儘管客戶復購的情況尚未出現,但熟客介紹的訂單正在變多。「有顧客買了我們的產品後想要來做銷售,把產品推廣到他的朋友中去,或是在其他州有一些代理採購了小批量的貨準備試銷。」駱豪認為,客戶帶客戶的銷售方式最有效,「三蹦子」的復購頻率很低,使用壽命一般在五六年,因此商業模式側重擴展新客群,而非挖掘存量客戶。

《每日經濟新聞》記者注意到,在今年第三季度A股上市公司的業績說明會上,就有投資者關注到海外博主分享了不少宗申「三蹦子」。對此宗申動力管理層表示,公司全資子公司在越南設有製造基地,參股子公司在墨西哥設有製造基地,產品主要出口歐美、中東、東南亞、非洲、澳洲等國家和地區。

駱豪也開玩笑說,等上規模後要去墨西哥建廠,但當下的一個難題是如何讓更多美國人知道「三蹦子」的實用價值。

從零售商轉型批發商,擴品類是第一步

「你覺得還需要多長時間可以達到自己理想的市場滲透率?」記者問。

當貨源、資金、物流的問題解決後,駱豪預計至少還需要一年時間。

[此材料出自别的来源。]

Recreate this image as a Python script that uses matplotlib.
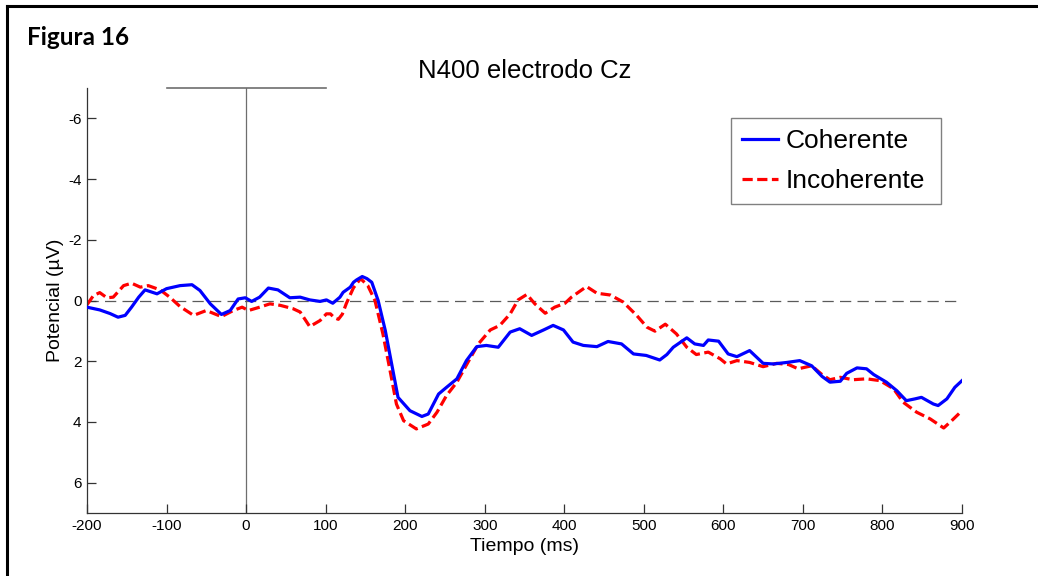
"""N400 at electrode Cz: grand-average ERP for coherent vs incoherent endings."""

import matplotlib

matplotlib.use("Agg")
import matplotlib.pyplot as plt
from matplotlib.lines import Line2D

plt.rcParams["font.family"] = ["Liberation Sans", "DejaVu Sans"]
plt.rcParams["axes.unicode_minus"] = False

# grand-average waveforms (ms, microvolts), negative plotted upward
coh_ms = [-200, -184, -171, -161, -152, -144, -135, -127, -112, -100, -83, -68, -58,
          -45, -31, -20, -10, -1, 7, 17, 28, 40, 55, 68, 80, 93, 101, 109, 118, 122,
          131, 135, 139, 146, 152, 158, 166, 175, 183, 191, 206, 221, 229, 242, 252,
          265, 277, 290, 302, 317, 332, 344, 359, 374, 386, 399, 411, 424, 441, 455,
          472, 487, 503, 520, 529, 537, 554, 564, 575, 581, 594, 606, 617, 633, 650,
          663, 680, 696, 711, 724, 734, 747, 755, 768, 780, 789, 805, 818, 830, 841,
          849, 864, 870, 881, 891, 900]
coh_uv = [0.22, 0.31, 0.43, 0.55, 0.49, 0.22, -0.11, -0.35, -0.22, -0.39, -0.49, -0.52,
          -0.33, 0.11, 0.46, 0.33, -0.05, -0.09, 0.03, -0.11, -0.41, -0.35, -0.09, -0.11,
          -0.02, 0.03, -0.02, 0.09, -0.11, -0.27, -0.44, -0.6, -0.68, -0.79, -0.72, -0.6,
          0.0, 0.99, 2.09, 3.19, 3.63, 3.82, 3.74, 3.08, 2.86, 2.58, 1.98, 1.52, 1.48,
          1.54, 1.04, 0.93, 1.15, 0.97, 0.82, 0.97, 1.37, 1.48, 1.52, 1.35, 1.43, 1.76,
          1.81, 1.96, 1.78, 1.54, 1.23, 1.43, 1.48, 1.3, 1.34, 1.76, 1.85, 1.65, 2.07,
          2.09, 2.04, 1.98, 2.15, 2.5, 2.69, 2.66, 2.4, 2.22, 2.25, 2.44, 2.69, 2.97,
          3.3, 3.24, 3.19, 3.41, 3.46, 3.24, 2.86, 2.64]

inc_ms = [-200, -192, -184, -175, -167, -154, -144, -133, -123, -108, -96, -83, -66,
          -50, -31, -16, -5, 3, 17, 30, 43, 59, 68, 80, 93, 101, 106, 111, 116, 121,
          126, 135, 144, 153, 162, 172, 181, 189, 198, 214, 229, 240, 252, 265, 279,
          292, 307, 319, 332, 342, 353, 363, 376, 388, 401, 409, 428, 441, 458, 474,
          491, 504, 514, 527, 541, 554, 566, 581, 596, 604, 617, 633, 650, 667, 682,
          694, 711, 724, 734, 747, 763, 780, 797, 814, 826, 843, 860, 877, 887, 900]
inc_uv = [0.14, -0.16, -0.26, -0.09, -0.11, -0.49, -0.57, -0.44, -0.49, -0.35, -0.11,
          0.2, 0.49, 0.33, 0.53, 0.33, 0.22, 0.33, 0.22, 0.11, 0.16, 0.27, 0.38, 0.86,
          0.66, 0.44, 0.44, 0.57, 0.62, 0.45, 0.1, -0.42, -0.72, -0.49, 0.0, 1.1, 2.31,
          3.41, 3.96, 4.23, 4.07, 3.68, 3.13, 2.69, 2.03, 1.43, 0.97, 0.82, 0.44, -0.02,
          -0.2, 0.11, 0.42, 0.22, 0.09, -0.11, -0.46, -0.24, -0.18, 0.05, 0.49, 0.88,
          1.01, 0.78, 1.1, 1.54, 1.78, 1.7, 1.92, 2.09, 1.98, 2.04, 2.18, 2.07, 2.11,
          2.25, 2.15, 2.44, 2.61, 2.53, 2.61, 2.58, 2.64, 2.91, 3.35, 3.68, 3.9, 4.2,
          3.96, 3.63]

x_ticks = [-200, -100, 0, 100, 200, 300, 400, 500, 600, 700, 800, 900]
y_ticks = [-6, -4, -2, 0, 2, 4, 6]

W, H = 1038, 576
fig = plt.figure(figsize=(W / 100, H / 100), dpi=100)
ax = fig.add_axes([87 / W, 63 / H, 875 / W, 425 / H])

# onset marker and baseline
ax.plot([0, 0], [-7, 7], color="#6e6e6e", lw=0.9, zorder=1)
ax.plot([-100, 100], [-7, -7], color="#6e6e6e", lw=1.2, zorder=1, clip_on=False)
ax.plot([-200, 900], [0, 0], color="#5a5a5a", lw=0.9, dashes=(9, 5), zorder=1)

ax.plot(coh_ms, coh_uv, color="#0000ff", lw=2.3, label="Coherente", zorder=3)
ax.plot(inc_ms, inc_uv, color="#ff0000", lw=2.3, dashes=(3.2, 1.4),
        label="Incoherente", zorder=2)

ax.set_xlim(-200, 900)
ax.set_ylim(7, -7)
ax.set_xticks(x_ticks)
ax.set_yticks(y_ticks)
ax.tick_params(direction="in", length=6.5, width=0.9, labelsize=11, pad=4,
               color="#333333")
for side in ("top", "right"):
    ax.spines[side].set_visible(False)
for side in ("left", "bottom"):
    ax.spines[side].set_color("#333333")
    ax.spines[side].set_linewidth(0.9)

ax.set_xlabel("Tiempo (ms)", fontsize=14, labelpad=4)
ax.set_ylabel("Potencial (\u00b5V)", fontsize=14, labelpad=3)
ax.set_title("N400 electrodo Cz", fontsize=18.5, pad=7)

# legend box spans a fixed region, entries stay left-aligned
leg = ax.legend(loc="upper left", mode="expand",
                bbox_to_anchor=((731 - 87) / 875, (513 - 199) / 425, 210 / 875, 81 / 425),
                fontsize=19, handlelength=1.35, handletextpad=0.3, labelspacing=0.6,
                borderpad=0.42, borderaxespad=0, fancybox=False, framealpha=1)
leg.get_frame().set_edgecolor("#808080")
leg.get_frame().set_linewidth(1.0)

# page frame and figure label
fig.add_artist(Line2D([7 / W, 7 / W], [0, 1 - 6 / H], transform=fig.transFigure,
                      color="black", lw=2.2))
fig.add_artist(Line2D([7 / W, 1], [1 - 6 / H, 1 - 6 / H], transform=fig.transFigure,
                      color="black", lw=2.2))
fig.text(27 / W, 1 - 45 / H, "Figura 16", fontsize=17.5, fontweight="bold",
         family=["Lato", "DejaVu Sans"], va="baseline", ha="left")

fig.savefig("out.png", dpi=100)
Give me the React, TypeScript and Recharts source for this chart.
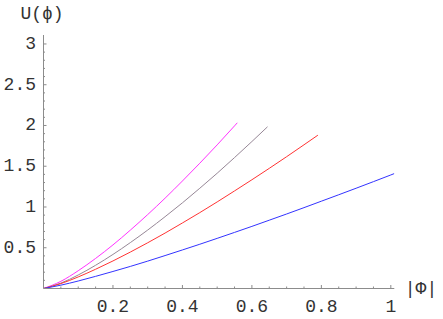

由於從加州到紐約的物流成本遠高於產品成本,他暫時放棄佈局全美市場,先專注於在加州的推廣和銷售,待建立標桿後再考慮擴張計劃。

事實上,國內品牌商與生產商也在「秣馬厲兵」。被華人博主帶火的國威「三蹦子」收到了美國本土消費者從各跨境電商平台發來的訂單,國產「三蹦子」甚至開到了紐約時代廣場,在車流中穿梭自如。

駱豪也一直在觀察、研究車輛合規性方面的問題。他坦言,由於客戶購買後僅用於自家農場或短途載貨,至少目前還沒有涉及交規方面的問題。

「有一次來了一個比較特殊的顧客,是一位六七十歲的女士,她在美國開『三蹦子』已經超過十年了,相比大皮卡她更喜歡小一點的車。」駱豪回憶道,據她所說,在長期道路行駛的經歷中,從來沒有被警察攔下過,只有警察對她說:這是在哪裡買的,從來沒有看到過,看起來非常酷。那天她從很遠的地方開到駱豪的倉庫,打算買一輛新的「三蹦子」。駱豪說,據他了解,「三蹦子」的最大時速不超過40公里。

美國客戶在駕駛「三蹦子」。圖片來源:受訪者供圖

美國客戶在駕駛「三蹦子」。圖片來源:受訪者供圖

駱豪希望公司能從零售商向批發商的角色轉變,要實現這一過渡還需要很多條件。「在美國做批發,會面臨兩個問題:一是要讓客戶立等可取,那就需要足夠的資金去囤貨;二是倉庫要有支持大批量囤貨的面積,就得支付更多的租金。」這對駱豪而言仍是考驗。

於是,擴品類經營成為轉型路上的第一步。從「三蹦子」到電動滑板、電動自行車,駱豪手中的產品版圖正在擴大。他認為,通過銷售有認知基礎的成熟品類,可以以較少的推廣成本獲取客戶,儘管高頻次消費品的使用者不完全符合「三蹦子」的目標客戶,但可以幫助團隊積累銷售經驗,提升溝通技巧,了解當地購物習慣。

駱豪的產品品類已經擴展至電動滑板等。圖片來源:受訪者供圖

駱豪的產品品類已經擴展至電動滑板等。圖片來源:受訪者供圖

從目前公司營收結構來看,「三蹦子」因客單價較高仍然佔比最大。駱豪說,未來有機會觸達千萬美元的規模,但不排除會發生其他不確定性。他談到了今年6月「三蹦子」在美被加徵關稅的傳言:「我需要澄清一下,此前政策不是針對『三蹦子』,而是以高爾夫車為首的一類電動車,目前對『三蹦子』的實際影響並不大。但新總統上任後,一旦關稅措施延伸至所有品類,將直接影響企業財務狀況,企業不可能虧本銷售。作為創業公司,我們要先求生存再求發展。」

「我一直在想,怎麼把這個商業模式做大,讓大家知道這是能夠給他們提供價值的產品。」駱豪的生意正處於「從0到1」的初級階段,而這個模式的可行性仍在驗證中。